As one of the crucial techniques in prognostics and health management, the long-term remaining useful life (RUL) prediction of gears is essential for maintenance decisions in engineering applications. However, most previous RUL prediction approaches may have unacceptable prediction performance due to insufficient prior life-cycle data and variable operating conditions. In this paper, a novel transfer life prediction method is proposed for gear RUL estimation under different working conditions. First, a health indicator (HI) transfer construction framework, QFMDCAET, is developed for generating cross-condition HIs under various working conditions based on a quadratic function-based multi-scale deep convolutional auto-encoder network and multi-kernel maximum mean discrepancy.

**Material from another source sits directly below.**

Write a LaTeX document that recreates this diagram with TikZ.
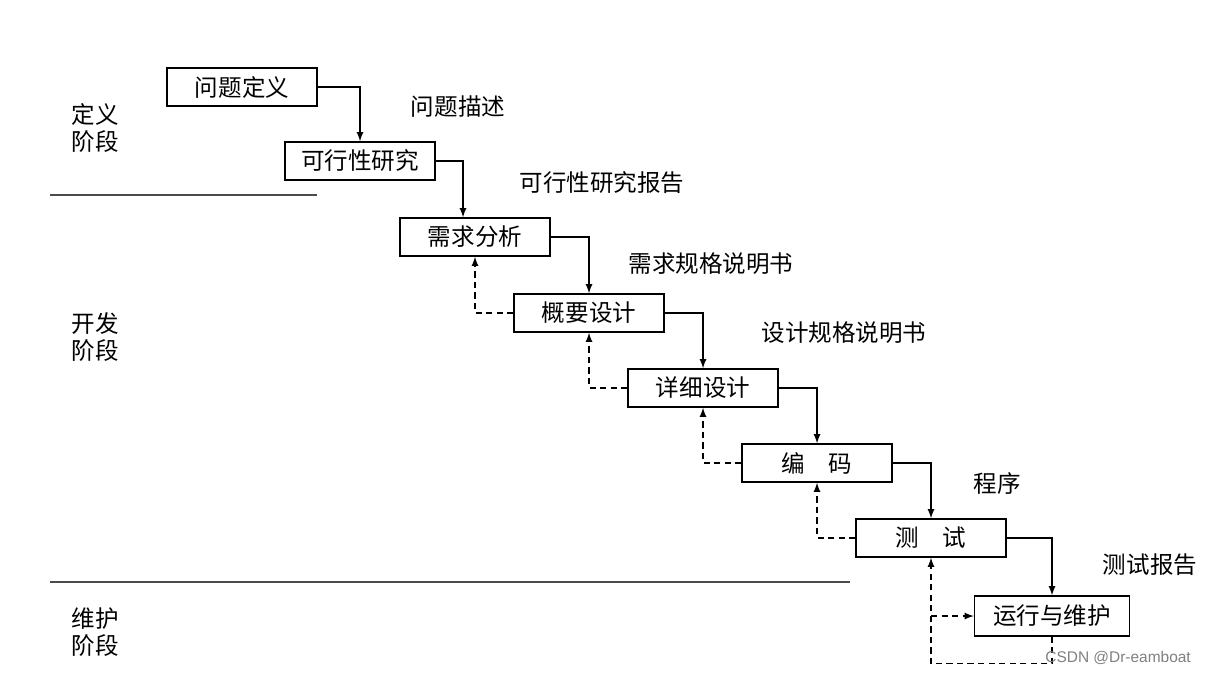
\documentclass[tikz,border=0pt]{standalone}
\usepackage{fontspec}
\setmainfont{Noto Sans CJK SC}
\newfontfamily\markfont{Liberation Sans}
\usetikzlibrary{arrows}
\tikzset{block/.style = {draw, rectangle, line width = 0.8pt, minimum height = 0.76cm, minimum width = 3cm, inner sep = 0pt},
         doc/.style = {inner sep = 0pt},
         stage/.style = {align = left, inner sep = 0pt},
         forth/.style = {line width = 0.8pt, -latex},
         back/.style = {line width = 0.8pt, dash pattern = on 3.5pt off 2.5pt, -latex},
         split/.style = {draw = black!70, line width = 0.6pt},
}

\begin{document}
\begin{tikzpicture}[x = 0.02cm, y = -0.02cm, font = \fontsize{13.4}{15.5}\selectfont]
  \useasboundingbox (0,0) rectangle (1213,674);

  \node[block] at (242, 87)  (define)   {问题定义};
  \node[block] at (360, 161) (feasible) {可行性研究};
  \node[block] at (475, 237) (require)  {需求分析};
  \node[block] at (589, 313) (outline)  {概要设计};
  \node[block] at (703, 388) (detail)   {详细设计};
  \node[block] at (817, 463) (coding)   {编\hspace{1em}码};
  \node[block] at (931, 538) (testing)  {测\hspace{1em}试};
  \node[block, minimum width = 3.1cm, minimum height = 0.8cm] at (1052, 616) (maintain) {运行与维护};

  \node[doc] at (458, 107)  (d1) {问题描述};
  \node[doc] at (602, 183)  (d2) {可行性研究报告};
  \node[doc] at (711, 264)  (d3) {需求规格说明书};
  \node[doc] at (844, 333)  (d4) {设计规格说明书};
  \node[doc] at (997, 484)  (d5) {程序};
  \node[doc] at (1150, 565) (d6) {测试报告};

  \node[stage] at (95, 128) (s1) {定义\\阶段};
  \node[stage] at (95, 337) (s2) {开发\\阶段};
  \node[stage] at (95, 632) (s3) {维护\\阶段};

  \draw[split] (50, 195) -- (317, 195);
  \draw[split] (50, 582) -- (850, 582);

  \draw[forth] (define) -| (feasible);
  \draw[forth] (feasible) -| ([xshift = -0.24cm]require.north);
  \draw[forth] (require) -| (outline);
  \draw[forth] (outline) -| (detail);
  \draw[forth] (detail) -| (coding);
  \draw[forth] (coding) -| (testing);
  \draw[forth] (testing) -| (maintain);

  \draw[back] (outline) -| (require);
  \draw[back] (detail) -| (outline);
  \draw[back] (coding) -| (detail);
  \draw[back] (testing) -| (coding);
  \draw[back] (maintain.south) -- ++(0, 27) -| (testing.south);
  \draw[back] (testing.south |- maintain.west) -- (maintain.west);

  \node[text = gray, font = \markfont\fontsize{8.8}{10}\selectfont, anchor = east] at (1197, 658) (mark) {CSDN @Dr-eamboat};

\end{tikzpicture}
\end{document}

With the acquired gear HIs, the nested hierarchical binary-valued network (NHBN) is designed to estimate the gear RUL. In NHBN, a Gumbel function is applied to improve the memory ability of NHBN. Moreover, a nested hierarchical mechanism is also used to fully utilize the sequence information of the cell state in NHBN. The experimental results illustrate the effectiveness of the proposed NHBN in gear RUL prediction, especially for long-term RUL prediction. Lastly, the comparison results indicate that the proposed NHBN-based RUL prediction method is superior to other conventional and advanced RUL prediction methods.

Suggested Citation

  • Chen, Dingliang & Cai, Wei & Yu, Hangjun & Wu, Fei & Qin, Yi, 2023. "A novel transfer gear life prediction method by the cross-condition health indicator and nested hierarchical binary-valued network," Reliability Engineering and System Safety, Elsevier, vol. 237(C).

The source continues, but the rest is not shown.